Published: 6 September 2021| Version 1 | DOI: 10.17632/r3bcrxytmf.1
Xiaolin Huang


We provide waveforms related to dynamic response of an artificial filled fracture by an split Hopkinson pressure bar system that is made of 7075 aluminum alloy. A thin layer of fine quartz sand was sandwiched between two aluminum cylinderical bars and sleeved by a holder to simulate the filled fracture. All bar has a diameter of 50 mm. The sand has a density of 1750 kg/m3, equivalent to a solid volume fraction of 0.76. The grain size of the sand ranges from 0.015 mm to 0.3 mm, with a median effective diameter of 0.15 mm.
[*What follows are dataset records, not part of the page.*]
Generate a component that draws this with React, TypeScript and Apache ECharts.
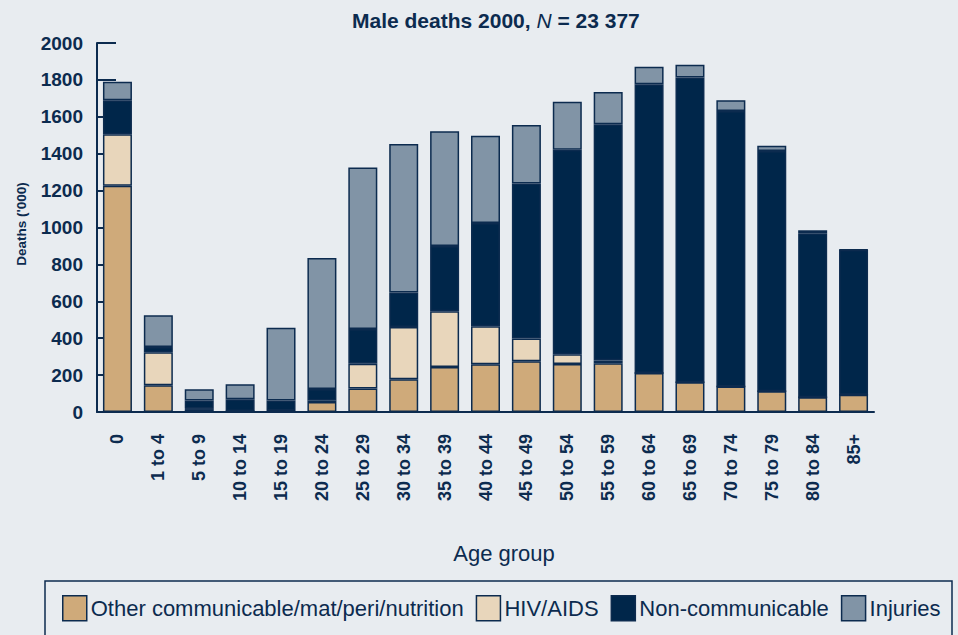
import React, { useEffect, useRef } from "react";
import * as echarts from "echarts";

const categories = ["0", "1 to 4", "5 to 9", "10 to 14", "15 to 19", "20 to 24", "25 to 29", "30 to 34", "35 to 39", "40 to 44", "45 to 49", "50 to 54", "55 to 59", "60 to 64", "65 to 69", "70 to 74", "75 to 79", "80 to 84", "85+"];
const otherCommunicable = [1226, 145, 15, 4, 6, 54, 127, 177, 244, 259, 275, 260, 264, 212, 161, 138, 112, 80, 94];
const hivAids = [280, 179, 3, 1, 2, 9, 135, 284, 302, 206, 123, 53, 16, 0, 0, 0, 0, 0, 0];
const nonCommunicable = [184, 28, 44, 64, 55, 62, 188, 187, 354, 560, 841, 1108, 1280, 1565, 1652, 1493, 1303, 889, 785];
const injuries = [100, 172, 61, 81, 393, 710, 875, 804, 622, 472, 316, 260, 175, 94, 69, 59, 28, 16, 2];
const seriesNames = ["Other communicable/mat/peri/nutrition", "HIV/AIDS", "Non-communicable", "Injuries"];
const yTicks = { min: 0, max: 2000, interval: 200 };

const NAVY = "#0c2b4f";
const BG = "#e8ecf0";
const FONT = "'Liberation Sans', Arial, Helvetica, sans-serif";
const COLORS = ["#cfaa7a", "#e8d6bb", "#00264a", "#8194a6"];

export default function App() {
  const ref = useRef<HTMLDivElement>(null);
  useEffect(() => {
    if (!ref.current) return;
    const chart = echarts.init(ref.current, null, { renderer: "svg" });
    const dataSets = [otherCommunicable, hivAids, nonCommunicable, injuries];
    chart.setOption({
      animation: false,
      backgroundColor: BG,
      textStyle: { fontFamily: FONT },
      title: {
        left: 352,
        top: 10,
        padding: 0,
        text: "{b|Male deaths 2000, }{i|N}{b| = 23 377}",
        textStyle: {
          rich: {
            b: { fontSize: 21, fontWeight: "bold", color: NAVY, fontFamily: FONT },
            i: { fontSize: 21, fontWeight: "normal", fontStyle: "italic", color: NAVY, fontFamily: FONT },
          },
        },
      },
      grid: { left: 97, right: 84, top: 43, bottom: 223, containLabel: false },
      xAxis: {
        type: "category",
        data: categories,
        axisLine: { show: true, lineStyle: { color: NAVY, width: 2 } },
        axisTick: { show: false },
        axisLabel: {
          rotate: 90,
          margin: 22,
          interval: 0,
          color: NAVY,
          fontSize: 18,
          fontWeight: "bold",
          fontFamily: FONT,
        },
      },
      yAxis: {
        type: "value",
        min: yTicks.min,
        max: yTicks.max,
        interval: yTicks.interval,
        splitLine: { show: false },
        axisLine: { show: true, lineStyle: { color: NAVY, width: 2 } },
        axisTick: { show: true, inside: true, length: 19, lineStyle: { color: NAVY, width: 2 } },
        axisLabel: {
          margin: 14,
          color: NAVY,
          fontSize: 19,
          fontWeight: "bold",
          fontFamily: FONT,
          formatter: (v: number) => String(v),
        },
      },
      legend: {
        left: 62,
        top: 595,
        padding: 0,
        itemWidth: 24,
        itemHeight: 25,
        itemGap: 12,
        icon: "rect",
        data: seriesNames,
        itemStyle: { borderColor: NAVY, borderWidth: 1.5 },
        textStyle: { fontSize: 22, color: NAVY, fontFamily: FONT, padding: [0, 0, 0, -1] },
      },
      graphic: [
        {
          type: "rect",
          shape: { x: 45, y: 581, width: 907, height: 80 },
          style: { fill: "none", stroke: NAVY, lineWidth: 1.5 },
          silent: true,
        },
        {
          type: "text",
          x: 504,
          y: 553,
          style: { text: "Age group", fontSize: 22, fill: NAVY, fontFamily: FONT, align: "center", verticalAlign: "middle" },
        },
        {
          type: "text",
          x: 21.5,
          y: 224,
          rotation: Math.PI / 2,
          style: { text: "Deaths ('000)", fontSize: 13.5, fontWeight: "bold", fill: NAVY, fontFamily: FONT, align: "center", verticalAlign: "middle" },
        },
      ],
      series: seriesNames.map((name, i) => ({
        name,
        type: "bar",
        stack: "total",
        barWidth: 29,
        data: dataSets[i],
        itemStyle: { color: COLORS[i], borderColor: NAVY, borderWidth: 1.5 },
      })),
    });
    return () => chart.dispose();
  }, []);
  return <div ref={ref} style={{ position: "fixed", left: 0, top: 0, width: 958, height: 635 }} />;
}
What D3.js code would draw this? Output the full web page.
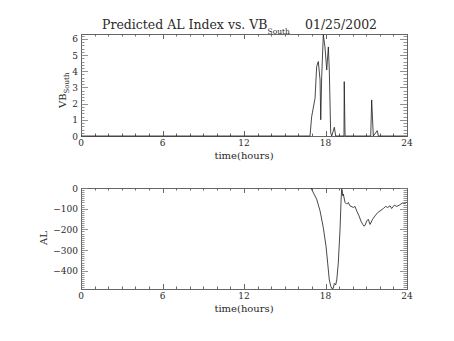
<!DOCTYPE html>
<html><head><meta charset="utf-8">
<script src="https://cdn.jsdelivr.net/npm/d3@7"></script>
<style>body{margin:0;background:#fff}svg{display:block}</style>
</head><body>
<svg id="c" width="454" height="341"></svg>
<script>
// ---- data ----
const titleMain = "Predicted AL Index vs. VB";
const titleSub = "South";
const titleDate = "01/25/2002";
const xTickLabels = [0, 6, 12, 18, 24];
const vbTickLabels = [0, 1, 2, 3, 4, 5, 6];
const alTickLabels = [0, -100, -200, -300, -400];
// VB_South: time (hours) and value
const vbTime = [0, 16.86, 16.98, 17.23, 17.35, 17.47, 17.60, 17.65, 17.72, 17.84, 17.96, 18.09, 18.21, 18.28, 18.38, 18.46, 18.65, 18.75, 19.36, 19.38, 19.44, 21.33, 21.40, 21.52, 21.81, 21.89, 24];
const vbValue = [0, 0, 1.19, 2.33, 4.29, 4.6, 3.46, 1.0, 3.67, 6.25, 5.5, 4.08, 5.5, 4.08, 0.2, 0, 0.54, 0, 0, 3.36, 0, 0, 2.23, 0, 0.33, 0, 0];
// AL: time (hours) and value
const alTime = [16.93, 17.35, 17.60, 17.84, 18.04, 18.16, 18.28, 18.38, 18.46, 18.57, 18.65, 18.75, 18.83, 18.94, 19.07, 19.14, 19.19, 19.24, 19.27, 19.31, 19.44, 19.56, 19.68, 19.80, 20.05, 20.17, 20.30, 20.47, 20.61, 20.74, 20.83, 20.91, 21.03, 21.15, 21.28, 21.47, 21.64, 21.84, 22.01, 22.26, 22.43, 22.58, 22.75, 22.87, 23.07, 23.24, 23.43, 23.65, 23.85, 23.98];
const alValue = [0, -54, -111, -192, -282, -363, -444, -473, -485, -485, -461, -468, -444, -363, -200, -70, -5, -13, -37, -29, -70, -78, -70, -86, -94, -89, -111, -135, -160, -176, -184, -181, -160, -151, -176, -151, -135, -119, -111, -99, -89, -94, -86, -99, -83, -89, -83, -73, -75, -70];

const svg = d3.select("#c");
const FONT = "DejaVu Serif";
const INK = "#2a2a2a";
const L = 81, R = 407;
const x = d3.scaleLinear().domain([0, 24]).range([L, R]);

function panel(top, bottom, domain, yTicks, minorStep, time, vals) {
  const y = d3.scaleLinear().domain(domain).range([bottom, top]);
  const g = svg.append("g");
  g.append("rect").attr("x", L + 0.5).attr("y", top + 0.5)
    .attr("width", R - L).attr("height", bottom - top)
    .attr("fill", "none").attr("stroke", "#666").attr("stroke-width", 1);
  const xMinor = d3.range(0, 24.001, 1);
  xMinor.forEach(t => {
    const major = t % 6 === 0;
    const len = major ? 5 : 2.5;
    const px = Math.round(x(t)) + 0.5;
    g.append("line").attr("x1", px).attr("x2", px).attr("y1", bottom).attr("y2", bottom - len).attr("stroke", "#666");
    g.append("line").attr("x1", px).attr("x2", px).attr("y1", top).attr("y2", top + len).attr("stroke", "#666");
  });
  const [d0, d1] = domain;
  const yMinor = d3.range(Math.ceil(d0 / minorStep) * minorStep, d1 + 1e-9, minorStep);
  yMinor.forEach(v => {
    const major = yTicks.some(t => Math.abs(t - v) < 1e-6);
    const len = major ? 7 : 3.5;
    const py = Math.round(y(v)) + 0.5;
    g.append("line").attr("x1", L).attr("x2", L + len).attr("y1", py).attr("y2", py).attr("stroke", "#777").attr("stroke-width", 0.8);
    g.append("line").attr("x1", R).attr("x2", R - len).attr("y1", py).attr("y2", py).attr("stroke", "#777").attr("stroke-width", 0.8);
  });
  xTickLabels.forEach(t => {
    g.append("text").attr("x", x(t)).attr("y", bottom + 10).attr("text-anchor", "middle")
      .attr("font-family", FONT).attr("font-size", 9).attr("fill", INK).text(t);
  });
  g.append("text").attr("x", (L + R) / 2).attr("y", bottom + 22.5).attr("text-anchor", "middle")
    .attr("font-family", FONT).attr("font-size", 10).attr("fill", INK).text("time(hours)");
  yTicks.forEach(t => {
    g.append("text").attr("x", L - 3).attr("y", y(t) + 3.5).attr("text-anchor", "end")
      .attr("font-family", FONT).attr("font-size", 9).attr("fill", INK)
      .text(t < 0 ? "\u2212" + Math.abs(t) : t);
  });
  const line = d3.line().x((d, i) => x(time[i])).y(d => y(d));
  g.append("path").datum(vals).attr("d", line).attr("fill", "none")
    .attr("stroke", "#1a1a1a").attr("stroke-width", 0.8);
  return y;
}

panel(34, 136, [0, 6.3], vbTickLabels, 0.2, vbTime, vbValue);
panel(188, 289, [-488, 0], alTickLabels, 10, alTime, alValue);

const vbLab = svg.append("text").attr("transform", "translate(66,108) rotate(-90)")
  .attr("font-family", FONT).attr("font-size", 10).attr("fill", INK);
vbLab.append("tspan").text("VB");
vbLab.append("tspan").attr("font-size", 7).attr("dy", 3).text("South");

svg.append("text").attr("transform", "translate(47,238) rotate(-90)").attr("text-anchor", "middle")
  .attr("font-family", FONT).attr("font-size", 10).attr("fill", INK).text("AL");

const tt = svg.append("text").attr("x", 102).attr("y", 29)
  .attr("font-family", FONT).attr("font-size", 12.5).attr("fill", INK);
tt.append("tspan").text(titleMain);
tt.append("tspan").attr("font-size", 7.5).attr("dy", 5).text(titleSub);
svg.append("text").attr("x", 305).attr("y", 29)
  .attr("font-family", FONT).attr("font-size", 12.5).attr("fill", INK).text(titleDate);
</script>
</body></html>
The average thickness of the infill was 2.5 mm. Samples with varied water contents were considered, i.e., 0% (dry), 4.73%, 9.45%, 14.18%, 18.9%, and 23.63% (saturated), respectively. Each sample was pre-compacted for 8 times by a standard compactor dropping from a same height to ensure a similar dense state with a porosity of around 0.4. The sample assembly was loaded dynamically by the aluminum split Hopkinson pressure bar system. The initial pressure in the gas gun was fixed as 0.16 MPa to induce similar incident waves. The reflected and transmiited waveforms were obtained and provided in the data. Data are presented by voltage in which 1 mv corresponds to 1000 με.